* Your goal *
Reproduce the listing verbatim.

* Records for this exercise *
>> Start
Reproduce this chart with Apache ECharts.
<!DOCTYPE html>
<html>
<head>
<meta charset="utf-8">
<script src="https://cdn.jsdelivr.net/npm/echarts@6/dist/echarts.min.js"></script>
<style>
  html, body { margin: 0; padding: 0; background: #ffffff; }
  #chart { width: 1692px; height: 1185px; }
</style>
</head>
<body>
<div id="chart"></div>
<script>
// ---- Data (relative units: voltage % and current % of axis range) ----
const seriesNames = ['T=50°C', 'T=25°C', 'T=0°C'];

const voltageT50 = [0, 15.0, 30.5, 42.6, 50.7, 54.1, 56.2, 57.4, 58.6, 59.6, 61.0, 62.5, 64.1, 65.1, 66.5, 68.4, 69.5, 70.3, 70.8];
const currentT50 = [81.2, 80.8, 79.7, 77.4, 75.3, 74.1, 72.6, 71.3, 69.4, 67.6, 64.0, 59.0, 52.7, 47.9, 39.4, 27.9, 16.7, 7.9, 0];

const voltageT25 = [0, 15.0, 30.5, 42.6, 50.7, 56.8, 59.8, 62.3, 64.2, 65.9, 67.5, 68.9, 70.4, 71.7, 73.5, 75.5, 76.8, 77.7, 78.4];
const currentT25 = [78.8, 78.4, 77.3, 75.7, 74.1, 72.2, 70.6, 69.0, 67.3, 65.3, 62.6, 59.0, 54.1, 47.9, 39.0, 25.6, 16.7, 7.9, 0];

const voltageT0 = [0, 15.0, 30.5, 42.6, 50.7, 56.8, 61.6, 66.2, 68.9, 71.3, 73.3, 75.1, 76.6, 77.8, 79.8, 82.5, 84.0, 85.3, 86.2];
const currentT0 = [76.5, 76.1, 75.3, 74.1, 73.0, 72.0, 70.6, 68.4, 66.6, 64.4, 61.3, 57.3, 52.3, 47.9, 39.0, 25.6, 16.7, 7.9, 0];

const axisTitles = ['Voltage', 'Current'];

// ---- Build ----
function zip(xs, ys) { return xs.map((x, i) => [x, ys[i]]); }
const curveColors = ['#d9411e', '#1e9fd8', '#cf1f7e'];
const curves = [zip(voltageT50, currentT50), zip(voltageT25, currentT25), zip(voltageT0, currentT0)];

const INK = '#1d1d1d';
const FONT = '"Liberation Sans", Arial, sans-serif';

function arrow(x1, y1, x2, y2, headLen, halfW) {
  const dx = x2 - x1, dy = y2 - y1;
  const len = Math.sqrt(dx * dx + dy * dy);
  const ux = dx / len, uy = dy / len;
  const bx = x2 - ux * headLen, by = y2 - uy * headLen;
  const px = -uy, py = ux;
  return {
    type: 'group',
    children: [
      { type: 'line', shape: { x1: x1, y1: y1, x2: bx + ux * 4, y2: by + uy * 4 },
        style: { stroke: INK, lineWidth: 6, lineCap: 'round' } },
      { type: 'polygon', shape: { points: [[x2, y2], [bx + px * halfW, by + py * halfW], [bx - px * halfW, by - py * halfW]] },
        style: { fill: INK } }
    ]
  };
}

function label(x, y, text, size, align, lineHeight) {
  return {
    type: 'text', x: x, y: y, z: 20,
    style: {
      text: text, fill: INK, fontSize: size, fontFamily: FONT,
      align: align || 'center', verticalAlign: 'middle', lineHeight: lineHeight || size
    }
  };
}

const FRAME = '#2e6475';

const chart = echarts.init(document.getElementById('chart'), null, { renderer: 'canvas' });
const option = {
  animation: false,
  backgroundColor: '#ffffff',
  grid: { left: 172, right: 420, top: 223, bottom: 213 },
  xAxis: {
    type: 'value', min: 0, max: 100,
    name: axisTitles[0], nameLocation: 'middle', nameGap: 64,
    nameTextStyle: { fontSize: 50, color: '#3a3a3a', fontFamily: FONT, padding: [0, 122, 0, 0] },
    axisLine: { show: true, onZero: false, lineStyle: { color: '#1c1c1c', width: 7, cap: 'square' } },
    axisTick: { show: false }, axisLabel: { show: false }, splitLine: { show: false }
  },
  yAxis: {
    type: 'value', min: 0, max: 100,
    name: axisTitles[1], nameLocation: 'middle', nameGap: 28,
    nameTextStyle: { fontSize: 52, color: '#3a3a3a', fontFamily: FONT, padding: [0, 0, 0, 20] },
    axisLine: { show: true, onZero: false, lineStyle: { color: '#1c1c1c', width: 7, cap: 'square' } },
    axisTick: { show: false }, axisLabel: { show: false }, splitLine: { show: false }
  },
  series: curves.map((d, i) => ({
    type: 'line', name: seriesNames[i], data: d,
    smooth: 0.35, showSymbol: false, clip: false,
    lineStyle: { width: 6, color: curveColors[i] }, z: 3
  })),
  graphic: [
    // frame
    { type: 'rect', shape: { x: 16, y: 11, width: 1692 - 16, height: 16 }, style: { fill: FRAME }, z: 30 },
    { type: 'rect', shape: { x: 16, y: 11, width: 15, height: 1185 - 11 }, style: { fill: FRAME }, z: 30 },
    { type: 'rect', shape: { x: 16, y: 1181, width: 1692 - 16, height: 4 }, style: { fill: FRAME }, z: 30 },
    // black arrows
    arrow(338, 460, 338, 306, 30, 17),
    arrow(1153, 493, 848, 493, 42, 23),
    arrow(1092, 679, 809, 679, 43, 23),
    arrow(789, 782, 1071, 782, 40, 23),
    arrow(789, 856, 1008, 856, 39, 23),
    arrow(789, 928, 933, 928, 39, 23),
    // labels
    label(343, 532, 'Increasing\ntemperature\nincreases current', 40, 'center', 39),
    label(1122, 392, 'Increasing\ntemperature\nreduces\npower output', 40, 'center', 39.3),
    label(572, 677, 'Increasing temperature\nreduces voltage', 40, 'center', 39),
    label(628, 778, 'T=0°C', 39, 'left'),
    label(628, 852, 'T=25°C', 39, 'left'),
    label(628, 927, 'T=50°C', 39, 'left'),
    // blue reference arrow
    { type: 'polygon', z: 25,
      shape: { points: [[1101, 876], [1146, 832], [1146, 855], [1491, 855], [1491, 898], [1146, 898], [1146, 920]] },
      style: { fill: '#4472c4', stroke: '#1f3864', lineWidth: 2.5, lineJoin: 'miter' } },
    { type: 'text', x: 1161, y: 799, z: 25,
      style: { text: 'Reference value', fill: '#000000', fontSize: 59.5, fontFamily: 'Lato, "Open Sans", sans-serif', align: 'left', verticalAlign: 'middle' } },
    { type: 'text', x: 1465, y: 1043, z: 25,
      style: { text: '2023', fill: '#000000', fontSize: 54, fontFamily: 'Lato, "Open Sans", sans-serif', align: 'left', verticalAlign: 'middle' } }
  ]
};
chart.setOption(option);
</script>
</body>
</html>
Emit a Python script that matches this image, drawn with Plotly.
>> End
* Written reply *
Reproduce this chart with Apache ECharts.
<!DOCTYPE html>
<html>
<head>
<meta charset="utf-8">
<script src="https://cdn.jsdelivr.net/npm/echarts@6/dist/echarts.min.js"></script>
<style>
  html, body { margin: 0; padding: 0; background: #ffffff; }
  #chart { width: 1692px; height: 1185px; }
</style>
</head>
<body>
<div id="chart"></div>
<script>
// ---- Data (relative units: voltage % and current % of axis range) ----
const seriesNames = ['T=50°C', 'T=25°C', 'T=0°C'];

const voltageT50 = [0, 15.0, 30.5, 42.6, 50.7, 54.1, 56.2, 57.4, 58.6, 59.6, 61.0, 62.5, 64.1, 65.1, 66.5, 68.4, 69.5, 70.3, 70.8];
const currentT50 = [81.2, 80.8, 79.7, 77.4, 75.3, 74.1, 72.6, 71.3, 69.4, 67.6, 64.0, 59.0, 52.7, 47.9, 39.4, 27.9, 16.7, 7.9, 0];

const voltageT25 = [0, 15.0, 30.5, 42.6, 50.7, 56.8, 59.8, 62.3, 64.2, 65.9, 67.5, 68.9, 70.4, 71.7, 73.5, 75.5, 76.8, 77.7, 78.4];
const currentT25 = [78.8, 78.4, 77.3, 75.7, 74.1, 72.2, 70.6, 69.0, 67.3, 65.3, 62.6, 59.0, 54.1, 47.9, 39.0, 25.6, 16.7, 7.9, 0];

const voltageT0 = [0, 15.0, 30.5, 42.6, 50.7, 56.8, 61.6, 66.2, 68.9, 71.3, 73.3, 75.1, 76.6, 77.8, 79.8, 82.5, 84.0, 85.3, 86.2];
const currentT0 = [76.5, 76.1, 75.3, 74.1, 73.0, 72.0, 70.6, 68.4, 66.6, 64.4, 61.3, 57.3, 52.3, 47.9, 39.0, 25.6, 16.7, 7.9, 0];

const axisTitles = ['Voltage', 'Current'];

// ---- Build ----
function zip(xs, ys) { return xs.map((x, i) => [x, ys[i]]); }
const curveColors = ['#d9411e', '#1e9fd8', '#cf1f7e'];
const curves = [zip(voltageT50, currentT50), zip(voltageT25, currentT25), zip(voltageT0, currentT0)];

const INK = '#1d1d1d';
const FONT = '"Liberation Sans", Arial, sans-serif';

function arrow(x1, y1, x2, y2, headLen, halfW) {
  const dx = x2 - x1, dy = y2 - y1;
  const len = Math.sqrt(dx * dx + dy * dy);
  const ux = dx / len, uy = dy / len;
  const bx = x2 - ux * headLen, by = y2 - uy * headLen;
  const px = -uy, py = ux;
  return {
    type: 'group',
    children: [
      { type: 'line', shape: { x1: x1, y1: y1, x2: bx + ux * 4, y2: by + uy * 4 },
        style: { stroke: INK, lineWidth: 6, lineCap: 'round' } },
      { type: 'polygon', shape: { points: [[x2, y2], [bx + px * halfW, by + py * halfW], [bx - px * halfW, by - py * halfW]] },
        style: { fill: INK } }
    ]
  };
}

function label(x, y, text, size, align, lineHeight) {
  return {
    type: 'text', x: x, y: y, z: 20,
    style: {
      text: text, fill: INK, fontSize: size, fontFamily: FONT,
      align: align || 'center', verticalAlign: 'middle', lineHeight: lineHeight || size
    }
  };
}

const FRAME = '#2e6475';

const chart = echarts.init(document.getElementById('chart'), null, { renderer: 'canvas' });
const option = {
  animation: false,
  backgroundColor: '#ffffff',
  grid: { left: 172, right: 420, top: 223, bottom: 213 },
  xAxis: {
    type: 'value', min: 0, max: 100,
    name: axisTitles[0], nameLocation: 'middle', nameGap: 64,
    nameTextStyle: { fontSize: 50, color: '#3a3a3a', fontFamily: FONT, padding: [0, 122, 0, 0] },
    axisLine: { show: true, onZero: false, lineStyle: { color: '#1c1c1c', width: 7, cap: 'square' } },
    axisTick: { show: false }, axisLabel: { show: false }, splitLine: { show: false }
  },
  yAxis: {
    type: 'value', min: 0, max: 100,
    name: axisTitles[1], nameLocation: 'middle', nameGap: 28,
    nameTextStyle: { fontSize: 52, color: '#3a3a3a', fontFamily: FONT, padding: [0, 0, 0, 20] },
    axisLine: { show: true, onZero: false, lineStyle: { color: '#1c1c1c', width: 7, cap: 'square' } },
    axisTick: { show: false }, axisLabel: { show: false }, splitLine: { show: false }
  },
  series: curves.map((d, i) => ({
    type: 'line', name: seriesNames[i], data: d,
    smooth: 0.35, showSymbol: false, clip: false,
    lineStyle: { width: 6, color: curveColors[i] }, z: 3
  })),
  graphic: [
    // frame
    { type: 'rect', shape: { x: 16, y: 11, width: 1692 - 16, height: 16 }, style: { fill: FRAME }, z: 30 },
    { type: 'rect', shape: { x: 16, y: 11, width: 15, height: 1185 - 11 }, style: { fill: FRAME }, z: 30 },
    { type: 'rect', shape: { x: 16, y: 1181, width: 1692 - 16, height: 4 }, style: { fill: FRAME }, z: 30 },
    // black arrows
    arrow(338, 460, 338, 306, 30, 17),
    arrow(1153, 493, 848, 493, 42, 23),
    arrow(1092, 679, 809, 679, 43, 23),
    arrow(789, 782, 1071, 782, 40, 23),
    arrow(789, 856, 1008, 856, 39, 23),
    arrow(789, 928, 933, 928, 39, 23),
    // labels
    label(343, 532, 'Increasing\ntemperature\nincreases current', 40, 'center', 39),
    label(1122, 392, 'Increasing\ntemperature\nreduces\npower output', 40, 'center', 39.3),
    label(572, 677, 'Increasing temperature\nreduces voltage', 40, 'center', 39),
    label(628, 778, 'T=0°C', 39, 'left'),
    label(628, 852, 'T=25°C', 39, 'left'),
    label(628, 927, 'T=50°C', 39, 'left'),
    // blue reference arrow
    { type: 'polygon', z: 25,
      shape: { points: [[1101, 876], [1146, 832], [1146, 855], [1491, 855], [1491, 898], [1146, 898], [1146, 920]] },
      style: { fill: '#4472c4', stroke: '#1f3864', lineWidth: 2.5, lineJoin: 'miter' } },
    { type: 'text', x: 1161, y: 799, z: 25,
      style: { text: 'Reference value', fill: '#000000', fontSize: 59.5, fontFamily: 'Lato, "Open Sans", sans-serif', align: 'left', verticalAlign: 'middle' } },
    { type: 'text', x: 1465, y: 1043, z: 25,
      style: { text: '2023', fill: '#000000', fontSize: 54, fontFamily: 'Lato, "Open Sans", sans-serif', align: 'left', verticalAlign: 'middle' } }
  ]
};
chart.setOption(option);
</script>
</body>
</html>
Emit a Python script that matches this image, drawn with Plotly.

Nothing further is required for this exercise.